[Charts and diagrams as code]
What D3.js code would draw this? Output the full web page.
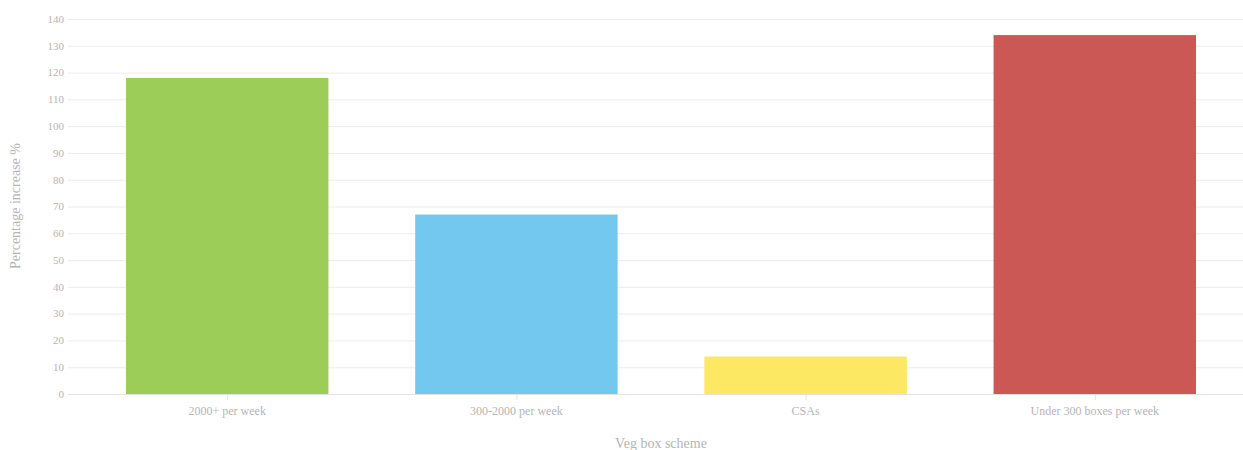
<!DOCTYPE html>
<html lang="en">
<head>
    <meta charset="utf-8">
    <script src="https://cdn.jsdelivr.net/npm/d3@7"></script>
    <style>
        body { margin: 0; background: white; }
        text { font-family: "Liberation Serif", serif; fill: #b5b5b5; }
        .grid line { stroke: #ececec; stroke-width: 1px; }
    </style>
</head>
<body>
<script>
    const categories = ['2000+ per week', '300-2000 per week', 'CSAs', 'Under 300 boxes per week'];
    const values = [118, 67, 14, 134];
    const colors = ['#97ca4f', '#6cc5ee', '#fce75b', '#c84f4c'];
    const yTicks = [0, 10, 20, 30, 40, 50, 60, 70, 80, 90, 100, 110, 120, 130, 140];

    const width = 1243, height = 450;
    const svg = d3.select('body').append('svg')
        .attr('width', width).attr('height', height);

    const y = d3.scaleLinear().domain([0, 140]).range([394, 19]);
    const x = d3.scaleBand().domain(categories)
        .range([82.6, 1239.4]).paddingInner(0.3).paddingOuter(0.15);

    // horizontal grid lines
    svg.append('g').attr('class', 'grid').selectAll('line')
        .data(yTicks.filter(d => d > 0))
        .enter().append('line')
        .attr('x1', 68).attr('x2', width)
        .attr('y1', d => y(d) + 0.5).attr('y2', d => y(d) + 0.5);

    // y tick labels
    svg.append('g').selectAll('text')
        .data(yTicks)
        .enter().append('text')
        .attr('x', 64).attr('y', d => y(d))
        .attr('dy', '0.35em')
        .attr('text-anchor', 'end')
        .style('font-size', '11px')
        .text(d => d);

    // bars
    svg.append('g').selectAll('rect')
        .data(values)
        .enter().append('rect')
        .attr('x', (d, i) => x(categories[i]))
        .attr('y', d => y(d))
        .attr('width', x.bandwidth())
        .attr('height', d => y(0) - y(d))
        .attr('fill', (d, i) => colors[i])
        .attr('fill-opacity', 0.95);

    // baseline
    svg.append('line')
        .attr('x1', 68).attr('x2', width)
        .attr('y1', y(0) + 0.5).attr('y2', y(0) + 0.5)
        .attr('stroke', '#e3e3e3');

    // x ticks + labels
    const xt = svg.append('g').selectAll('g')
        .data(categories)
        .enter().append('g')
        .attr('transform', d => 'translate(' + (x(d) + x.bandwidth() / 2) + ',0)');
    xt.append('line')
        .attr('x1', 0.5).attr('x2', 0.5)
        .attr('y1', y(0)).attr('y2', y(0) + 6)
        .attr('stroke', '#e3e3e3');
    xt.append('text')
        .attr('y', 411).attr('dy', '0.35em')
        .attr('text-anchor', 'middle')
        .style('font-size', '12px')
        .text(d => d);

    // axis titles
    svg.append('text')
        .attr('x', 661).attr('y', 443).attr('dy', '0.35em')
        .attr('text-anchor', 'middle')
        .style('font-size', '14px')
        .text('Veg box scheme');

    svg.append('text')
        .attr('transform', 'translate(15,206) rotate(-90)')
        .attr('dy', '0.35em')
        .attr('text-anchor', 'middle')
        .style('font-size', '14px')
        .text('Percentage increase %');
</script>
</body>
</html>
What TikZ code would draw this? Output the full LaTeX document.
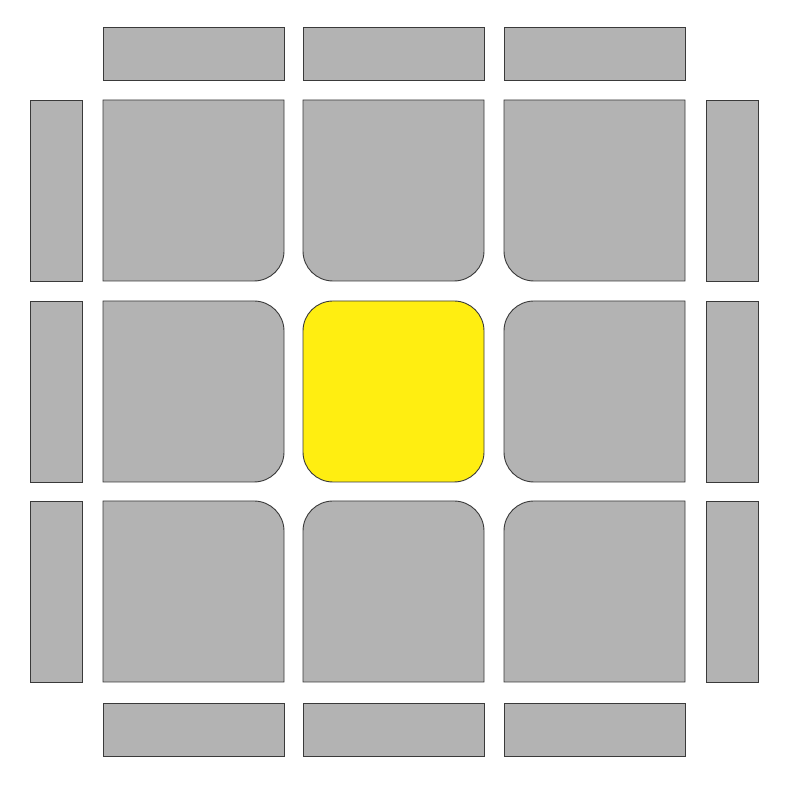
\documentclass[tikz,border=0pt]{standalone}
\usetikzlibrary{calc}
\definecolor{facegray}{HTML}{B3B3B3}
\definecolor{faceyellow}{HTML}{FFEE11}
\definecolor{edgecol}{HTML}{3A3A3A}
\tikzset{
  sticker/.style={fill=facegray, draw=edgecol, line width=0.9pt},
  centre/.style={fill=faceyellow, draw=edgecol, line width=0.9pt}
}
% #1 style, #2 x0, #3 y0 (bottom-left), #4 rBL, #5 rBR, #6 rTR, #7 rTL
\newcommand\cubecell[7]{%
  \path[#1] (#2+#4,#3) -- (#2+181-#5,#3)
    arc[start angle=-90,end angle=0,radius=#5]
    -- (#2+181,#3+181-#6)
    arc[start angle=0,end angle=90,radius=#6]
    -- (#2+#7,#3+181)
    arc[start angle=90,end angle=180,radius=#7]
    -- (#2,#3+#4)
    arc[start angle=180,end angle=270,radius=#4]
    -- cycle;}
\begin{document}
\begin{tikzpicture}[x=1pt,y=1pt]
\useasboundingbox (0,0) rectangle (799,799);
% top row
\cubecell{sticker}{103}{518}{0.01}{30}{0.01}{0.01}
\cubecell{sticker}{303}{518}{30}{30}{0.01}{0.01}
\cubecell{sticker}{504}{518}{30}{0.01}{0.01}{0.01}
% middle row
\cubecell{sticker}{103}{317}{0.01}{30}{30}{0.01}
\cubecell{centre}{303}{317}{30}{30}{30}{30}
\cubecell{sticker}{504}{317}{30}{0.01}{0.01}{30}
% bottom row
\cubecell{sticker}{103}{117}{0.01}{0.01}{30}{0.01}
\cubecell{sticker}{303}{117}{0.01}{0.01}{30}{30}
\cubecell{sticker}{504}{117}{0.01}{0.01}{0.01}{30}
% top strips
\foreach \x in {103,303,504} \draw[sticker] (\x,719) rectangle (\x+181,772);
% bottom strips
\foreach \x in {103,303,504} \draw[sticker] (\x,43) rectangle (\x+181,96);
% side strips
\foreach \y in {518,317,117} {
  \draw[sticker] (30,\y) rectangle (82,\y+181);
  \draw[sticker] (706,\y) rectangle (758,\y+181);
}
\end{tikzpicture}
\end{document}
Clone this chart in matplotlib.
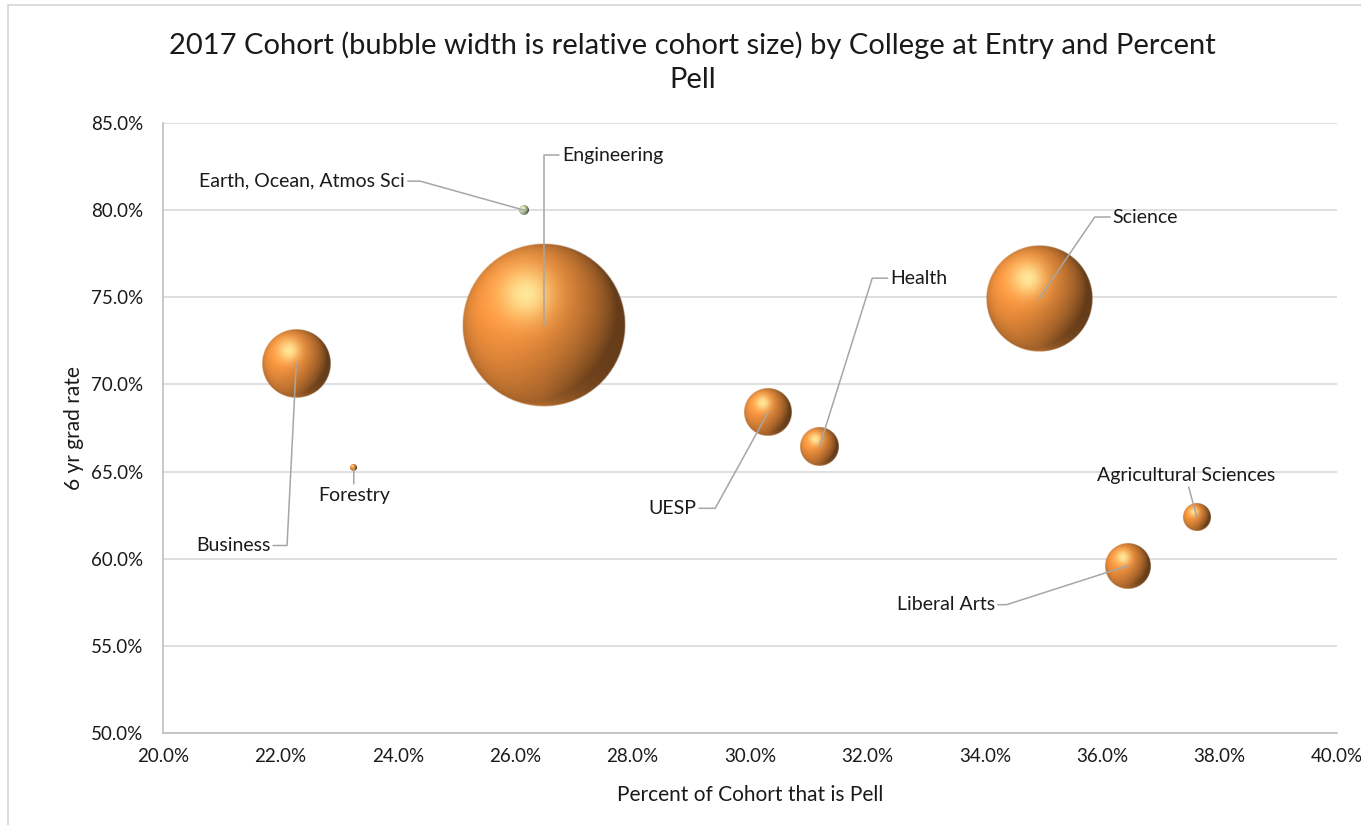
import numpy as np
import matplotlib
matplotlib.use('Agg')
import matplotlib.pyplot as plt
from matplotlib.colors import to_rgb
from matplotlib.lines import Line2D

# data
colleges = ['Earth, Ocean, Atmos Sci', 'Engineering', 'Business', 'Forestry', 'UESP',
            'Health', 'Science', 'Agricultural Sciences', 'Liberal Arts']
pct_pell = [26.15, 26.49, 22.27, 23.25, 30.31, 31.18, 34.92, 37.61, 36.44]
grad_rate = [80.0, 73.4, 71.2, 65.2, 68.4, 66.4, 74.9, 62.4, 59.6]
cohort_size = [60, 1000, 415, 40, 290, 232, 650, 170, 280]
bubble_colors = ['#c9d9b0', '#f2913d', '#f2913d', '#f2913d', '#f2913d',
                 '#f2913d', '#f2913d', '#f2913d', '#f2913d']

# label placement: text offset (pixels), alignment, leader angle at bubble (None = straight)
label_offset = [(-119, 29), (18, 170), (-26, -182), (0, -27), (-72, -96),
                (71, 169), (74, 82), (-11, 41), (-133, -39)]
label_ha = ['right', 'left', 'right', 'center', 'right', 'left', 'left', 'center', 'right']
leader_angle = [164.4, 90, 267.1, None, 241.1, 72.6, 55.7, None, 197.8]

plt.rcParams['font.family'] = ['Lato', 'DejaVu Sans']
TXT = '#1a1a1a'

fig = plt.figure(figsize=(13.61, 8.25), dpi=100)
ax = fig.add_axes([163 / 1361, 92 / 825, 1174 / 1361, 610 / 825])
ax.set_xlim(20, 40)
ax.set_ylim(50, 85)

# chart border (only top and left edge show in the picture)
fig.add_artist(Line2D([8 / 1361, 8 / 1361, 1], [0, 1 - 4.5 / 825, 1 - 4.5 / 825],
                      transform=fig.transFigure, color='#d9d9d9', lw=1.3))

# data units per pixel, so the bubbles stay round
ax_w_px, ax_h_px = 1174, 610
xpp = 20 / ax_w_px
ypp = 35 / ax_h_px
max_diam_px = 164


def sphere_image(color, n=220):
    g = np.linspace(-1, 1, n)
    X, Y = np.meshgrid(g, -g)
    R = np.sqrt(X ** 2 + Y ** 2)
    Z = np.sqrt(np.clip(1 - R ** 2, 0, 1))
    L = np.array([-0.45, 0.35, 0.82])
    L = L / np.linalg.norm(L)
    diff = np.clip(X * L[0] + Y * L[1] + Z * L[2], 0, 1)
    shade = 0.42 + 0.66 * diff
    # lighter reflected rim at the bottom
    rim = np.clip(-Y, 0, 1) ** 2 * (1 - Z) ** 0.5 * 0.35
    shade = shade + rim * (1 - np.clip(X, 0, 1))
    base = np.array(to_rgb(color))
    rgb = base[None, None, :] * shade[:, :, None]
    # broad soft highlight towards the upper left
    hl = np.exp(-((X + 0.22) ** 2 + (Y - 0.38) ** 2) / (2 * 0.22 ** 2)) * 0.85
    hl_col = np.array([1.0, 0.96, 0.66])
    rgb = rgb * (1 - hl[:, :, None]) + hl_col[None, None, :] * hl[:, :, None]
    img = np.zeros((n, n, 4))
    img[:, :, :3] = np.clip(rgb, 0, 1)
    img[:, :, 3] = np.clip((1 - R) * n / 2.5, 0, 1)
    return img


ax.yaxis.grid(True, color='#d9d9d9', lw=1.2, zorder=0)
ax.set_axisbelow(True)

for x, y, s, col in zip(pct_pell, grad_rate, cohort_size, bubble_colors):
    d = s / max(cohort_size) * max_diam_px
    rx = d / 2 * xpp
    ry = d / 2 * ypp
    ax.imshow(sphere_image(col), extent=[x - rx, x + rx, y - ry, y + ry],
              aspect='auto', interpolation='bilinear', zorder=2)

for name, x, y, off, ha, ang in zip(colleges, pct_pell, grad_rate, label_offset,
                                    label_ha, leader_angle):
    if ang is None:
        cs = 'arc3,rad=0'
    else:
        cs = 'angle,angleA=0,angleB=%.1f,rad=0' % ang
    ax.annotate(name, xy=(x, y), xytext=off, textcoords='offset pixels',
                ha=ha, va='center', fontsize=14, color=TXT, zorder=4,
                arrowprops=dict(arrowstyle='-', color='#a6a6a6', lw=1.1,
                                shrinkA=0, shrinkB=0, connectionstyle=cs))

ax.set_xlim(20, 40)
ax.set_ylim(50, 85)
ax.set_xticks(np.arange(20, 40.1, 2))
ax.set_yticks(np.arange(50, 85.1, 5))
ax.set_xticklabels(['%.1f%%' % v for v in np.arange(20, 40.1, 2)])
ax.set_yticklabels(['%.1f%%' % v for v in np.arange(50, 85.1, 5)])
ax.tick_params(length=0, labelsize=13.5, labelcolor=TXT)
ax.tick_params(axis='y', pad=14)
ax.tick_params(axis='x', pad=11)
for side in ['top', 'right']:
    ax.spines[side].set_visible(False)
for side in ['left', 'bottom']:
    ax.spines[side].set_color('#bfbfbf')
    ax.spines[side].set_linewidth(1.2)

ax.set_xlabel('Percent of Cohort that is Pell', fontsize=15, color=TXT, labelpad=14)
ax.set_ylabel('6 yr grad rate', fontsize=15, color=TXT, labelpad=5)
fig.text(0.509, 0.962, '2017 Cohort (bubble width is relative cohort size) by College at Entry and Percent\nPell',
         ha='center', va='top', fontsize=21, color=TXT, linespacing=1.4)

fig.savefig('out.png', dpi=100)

Exercise — Return every line containing "would".

Response to the task —
What D3.js code would draw this? Output the full web page.
What TikZ code would draw this? Output the full LaTeX document.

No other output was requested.